--- Begin ---
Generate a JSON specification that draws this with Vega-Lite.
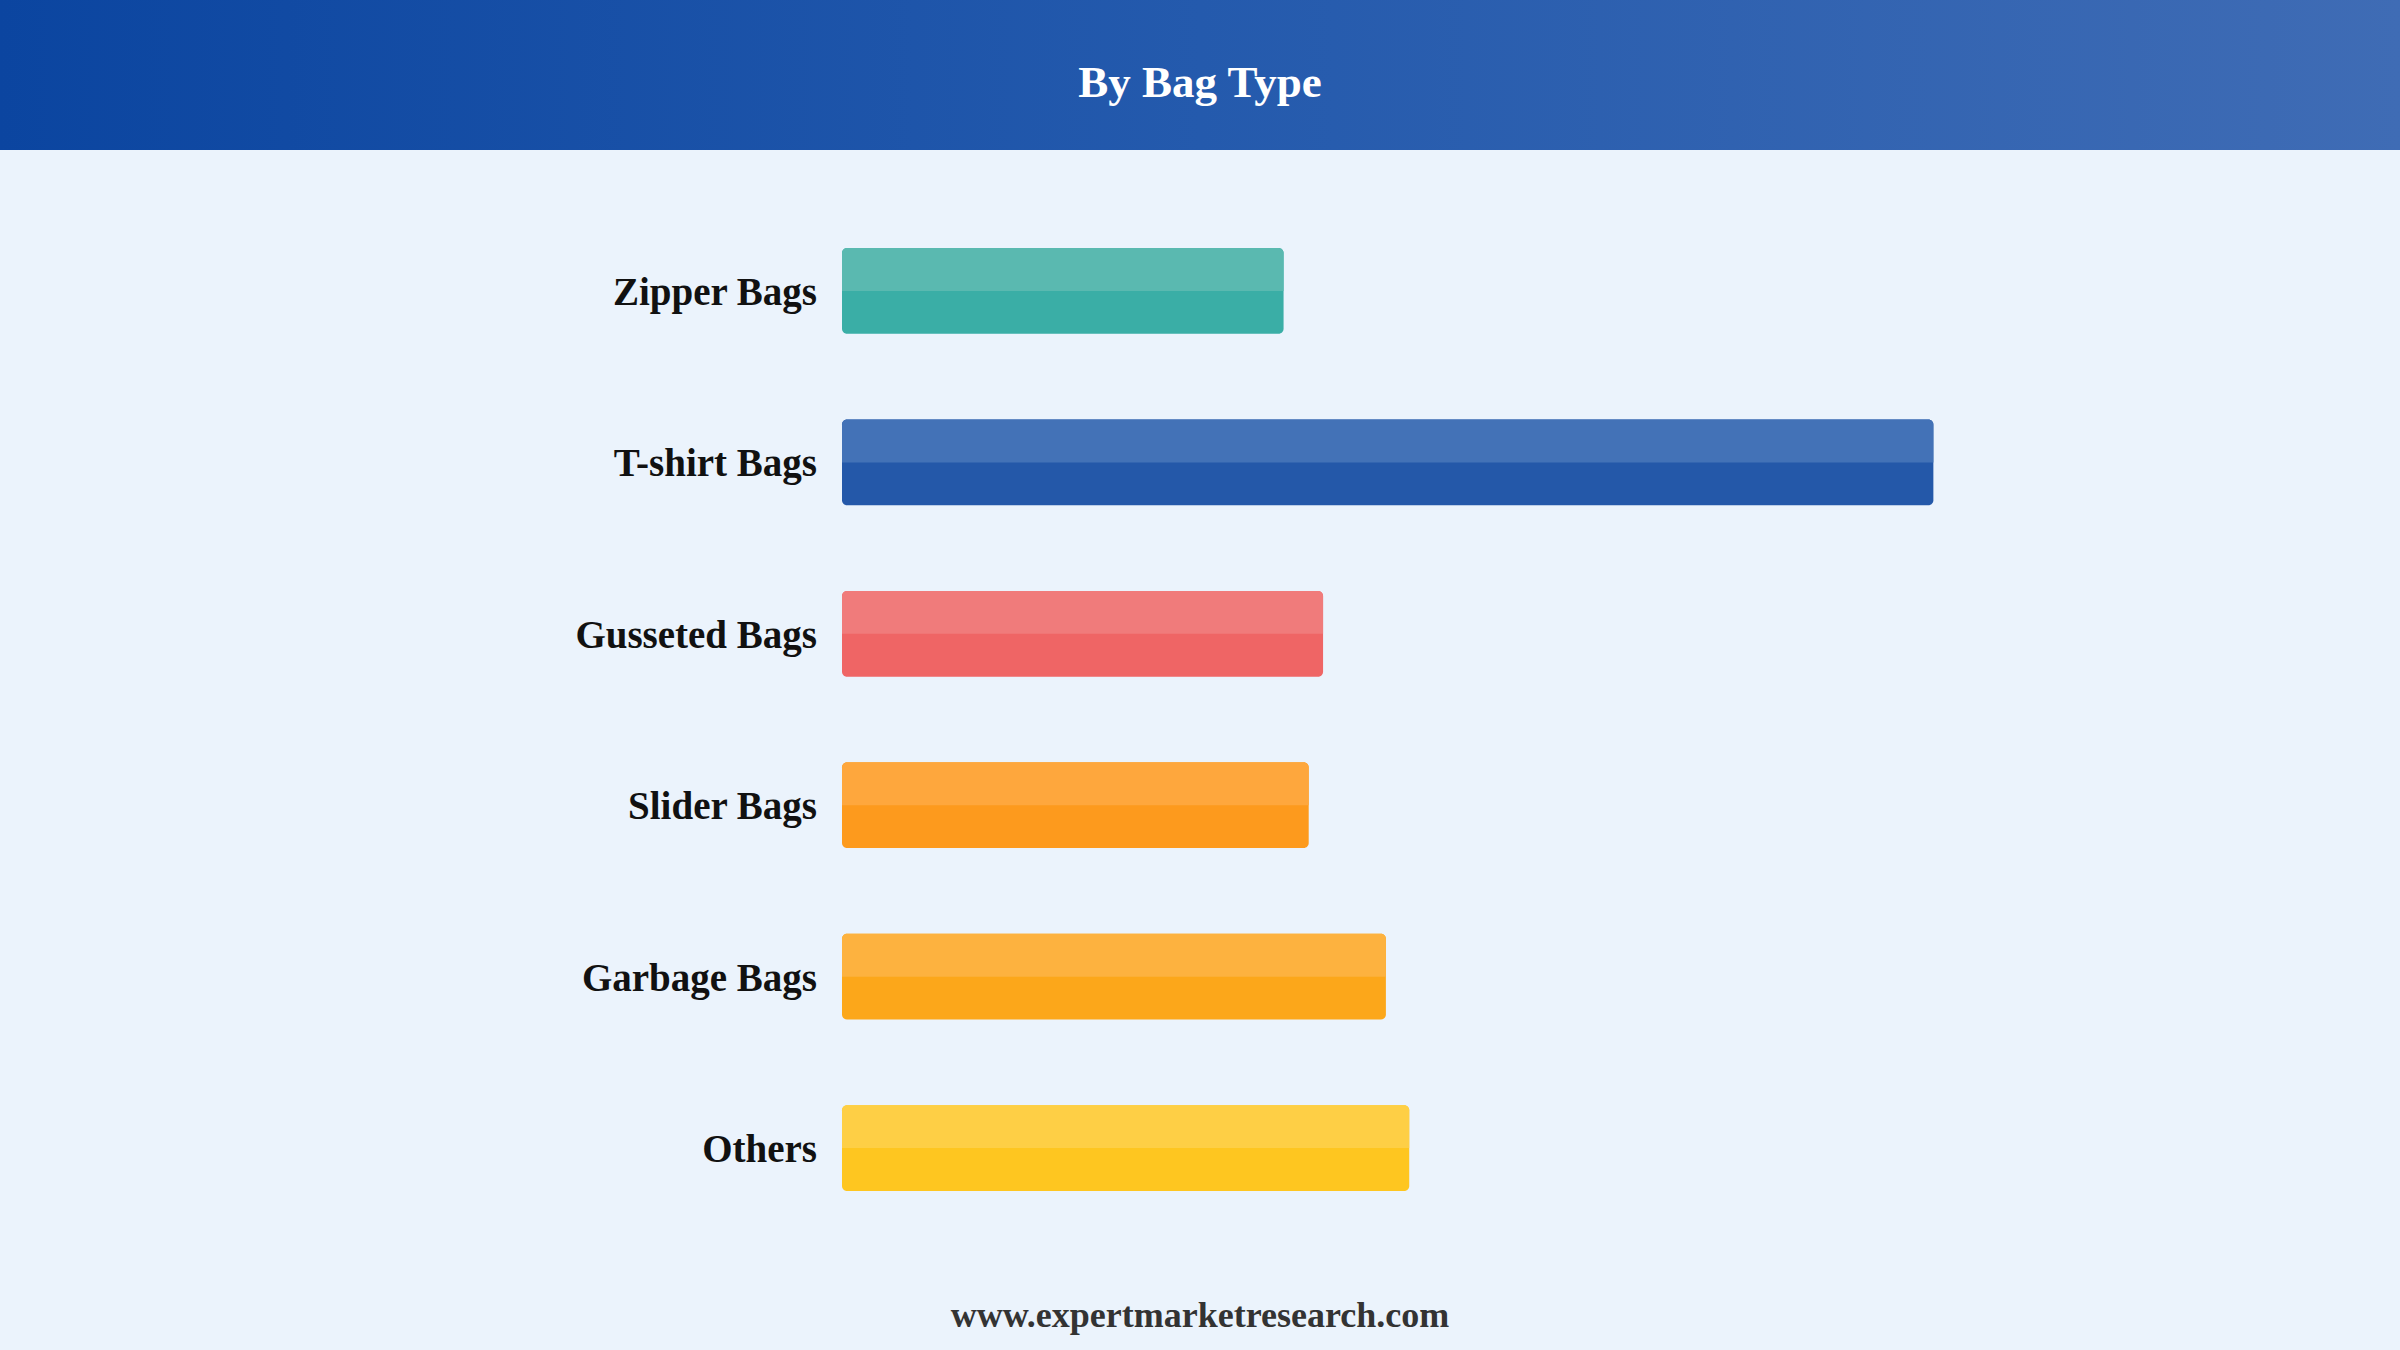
{
  "$schema": "https://vega.github.io/schema/vega-lite/v6.json",
  "background": "#EBF3FC",
  "padding": 0,
  "spacing": 0,
  "config": {"view": {"stroke": null}, "concat": {"spacing": 0}},
  "vconcat": [
    {
      "width": 2400,
      "height": 150,
      "data": {"values": [{"title": "By Bag Type"}]},
      "layer": [
        {
          "mark": {
            "type": "rect",
            "fill": {
              "gradient": "linear",
              "x1": 0, "y1": 0, "x2": 1, "y2": 0,
              "stops": [
                {"offset": 0, "color": "#0B45A0"},
                {"offset": 0.5, "color": "#245AAD"},
                {"offset": 1, "color": "#3F6CB5"}
              ]
            }
          },
          "encoding": {}
        },
        {
          "mark": {
            "type": "text",
            "font": "Liberation Serif",
            "fontWeight": "bold",
            "fontSize": 45,
            "color": "#FFFFFF",
            "baseline": "middle",
            "align": "center",
            "dy": 8
          },
          "encoding": {"text": {"field": "title"}}
        }
      ]
    },
    {
      "width": 2400,
      "height": 1139,
      "data": {
        "values": [
          {"bag": "Zipper Bags", "share": 12.3},
          {"bag": "T-shirt Bags", "share": 30.4},
          {"bag": "Gusseted Bags", "share": 13.4},
          {"bag": "Slider Bags", "share": 13.0},
          {"bag": "Garbage Bags", "share": 15.15},
          {"bag": "Others", "share": 15.8}
        ]
      },
      "encoding": {
        "y": {
          "field": "bag",
          "type": "nominal",
          "sort": null,
          "axis": null,
          "scale": {"paddingInner": 0.5, "paddingOuter": 0.572}
        }
      },
      "layer": [
        {
          "mark": {"type": "bar", "cornerRadius": 5},
          "encoding": {
            "x": {
              "field": "share",
              "type": "quantitative",
              "axis": null,
              "scale": {"domain": [-23.454, 43.398], "nice": false, "zero": false}
            },
            "x2": {"datum": 0},
            "color": {
              "field": "bag",
              "type": "nominal",
              "legend": null,
              "scale": {
                "domain": ["Zipper Bags", "T-shirt Bags", "Gusseted Bags", "Slider Bags", "Garbage Bags", "Others"],
                "range": ["#3AAEA6", "#2458A9", "#EF6565", "#FD9A1D", "#FCA71A", "#FEC620"]
              }
            }
          }
        },
        {
          "mark": {
            "type": "bar",
            "cornerRadiusTopLeft": 5,
            "cornerRadiusTopRight": 5,
            "height": {"band": 0.5},
            "yOffset": -21.4
          },
          "encoding": {
            "x": {"field": "share", "type": "quantitative"},
            "x2": {"datum": 0},
            "fill": {
              "field": "bag",
              "type": "nominal",
              "legend": null,
              "scale": {
                "domain": ["Zipper Bags", "T-shirt Bags", "Gusseted Bags", "Slider Bags", "Garbage Bags", "Others"],
                "range": ["#5AB9B0", "#4372B7", "#F07B7B", "#FEA73D", "#FDB23F", "#FECF45"]
              }
            }
          }
        },
        {
          "mark": {
            "type": "text",
            "font": "Liberation Serif",
            "fontWeight": "bold",
            "fontSize": 39,
            "color": "#111111",
            "align": "right",
            "baseline": "middle",
            "dx": -25,
            "dy": 2
          },
          "encoding": {
            "x": {"datum": 0},
            "text": {"field": "bag"}
          }
        }
      ],
      "resolve": {"scale": {"color": "independent", "fill": "independent"}}
    },
    {
      "width": 2400,
      "height": 61,
      "data": {"values": [{"site": "www.expertmarketresearch.com"}]},
      "mark": {
        "type": "text",
        "font": "Liberation Serif",
        "fontWeight": "bold",
        "fontSize": 36,
        "color": "#333333",
        "align": "center",
        "baseline": "middle",
        "dy": -4
      },
      "encoding": {"text": {"field": "site"}}
    }
  ]
}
--- End ---
EXERCISE: Reproduce the listing word for word and omit its pictures.

RESPONSE:
Generate a JSON specification that draws this with Vega-Lite.
{
  "$schema": "https://vega.github.io/schema/vega-lite/v6.json",
  "background": "#EBF3FC",
  "padding": 0,
  "spacing": 0,
  "config": {"view": {"stroke": null}, "concat": {"spacing": 0}},
  "vconcat": [
    {
      "width": 2400,
      "height": 150,
      "data": {"values": [{"title": "By Bag Type"}]},
      "layer": [
        {
          "mark": {
            "type": "rect",
            "fill": {
              "gradient": "linear",
              "x1": 0, "y1": 0, "x2": 1, "y2": 0,
              "stops": [
                {"offset": 0, "color": "#0B45A0"},
                {"offset": 0.5, "color": "#245AAD"},
                {"offset": 1, "color": "#3F6CB5"}
              ]
            }
          },
          "encoding": {}
        },
        {
          "mark": {
            "type": "text",
            "font": "Liberation Serif",
            "fontWeight": "bold",
            "fontSize": 45,
            "color": "#FFFFFF",
            "baseline": "middle",
            "align": "center",
            "dy": 8
          },
          "encoding": {"text": {"field": "title"}}
        }
      ]
    },
    {
      "width": 2400,
      "height": 1139,
      "data": {
        "values": [
          {"bag": "Zipper Bags", "share": 12.3},
          {"bag": "T-shirt Bags", "share": 30.4},
          {"bag": "Gusseted Bags", "share": 13.4},
          {"bag": "Slider Bags", "share": 13.0},
          {"bag": "Garbage Bags", "share": 15.15},
          {"bag": "Others", "share": 15.8}
        ]
      },
      "encoding": {
        "y": {
          "field": "bag",
          "type": "nominal",
          "sort": null,
          "axis": null,
          "scale": {"paddingInner": 0.5, "paddingOuter": 0.572}
        }
      },
      "layer": [
        {
          "mark": {"type": "bar", "cornerRadius": 5},
          "encoding": {
            "x": {
              "field": "share",
              "type": "quantitative",
              "axis": null,
              "scale": {"domain": [-23.454, 43.398], "nice": false, "zero": false}
            },
            "x2": {"datum": 0},
            "color": {
              "field": "bag",
              "type": "nominal",
              "legend": null,
              "scale": {
                "domain": ["Zipper Bags", "T-shirt Bags", "Gusseted Bags", "Slider Bags", "Garbage Bags", "Others"],
                "range": ["#3AAEA6", "#2458A9", "#EF6565", "#FD9A1D", "#FCA71A", "#FEC620"]
              }
            }
          }
        },
        {
          "mark": {
            "type": "bar",
            "cornerRadiusTopLeft": 5,
            "cornerRadiusTopRight": 5,
            "height": {"band": 0.5},
            "yOffset": -21.4
          },
          "encoding": {
            "x": {"field": "share", "type": "quantitative"},
            "x2": {"datum": 0},
            "fill": {
              "field": "bag",
              "type": "nominal",
              "legend": null,
              "scale": {
                "domain": ["Zipper Bags", "T-shirt Bags", "Gusseted Bags", "Slider Bags", "Garbage Bags", "Others"],
                "range": ["#5AB9B0", "#4372B7", "#F07B7B", "#FEA73D", "#FDB23F", "#FECF45"]
              }
            }
          }
        },
        {
          "mark": {
            "type": "text",
            "font": "Liberation Serif",
            "fontWeight": "bold",
            "fontSize": 39,
            "color": "#111111",
            "align": "right",
            "baseline": "middle",
            "dx": -25,
            "dy": 2
          },
          "encoding": {
            "x": {"datum": 0},
            "text": {"field": "bag"}
          }
        }
      ],
      "resolve": {"scale": {"color": "independent", "fill": "independent"}}
    },
    {
      "width": 2400,
      "height": 61,
      "data": {"values": [{"site": "www.expertmarketresearch.com"}]},
      "mark": {
        "type": "text",
        "font": "Liberation Serif",
        "fontWeight": "bold",
        "fontSize": 36,
        "color": "#333333",
        "align": "center",
        "baseline": "middle",
        "dy": -4
      },
      "encoding": {"text": {"field": "site"}}
    }
  ]
}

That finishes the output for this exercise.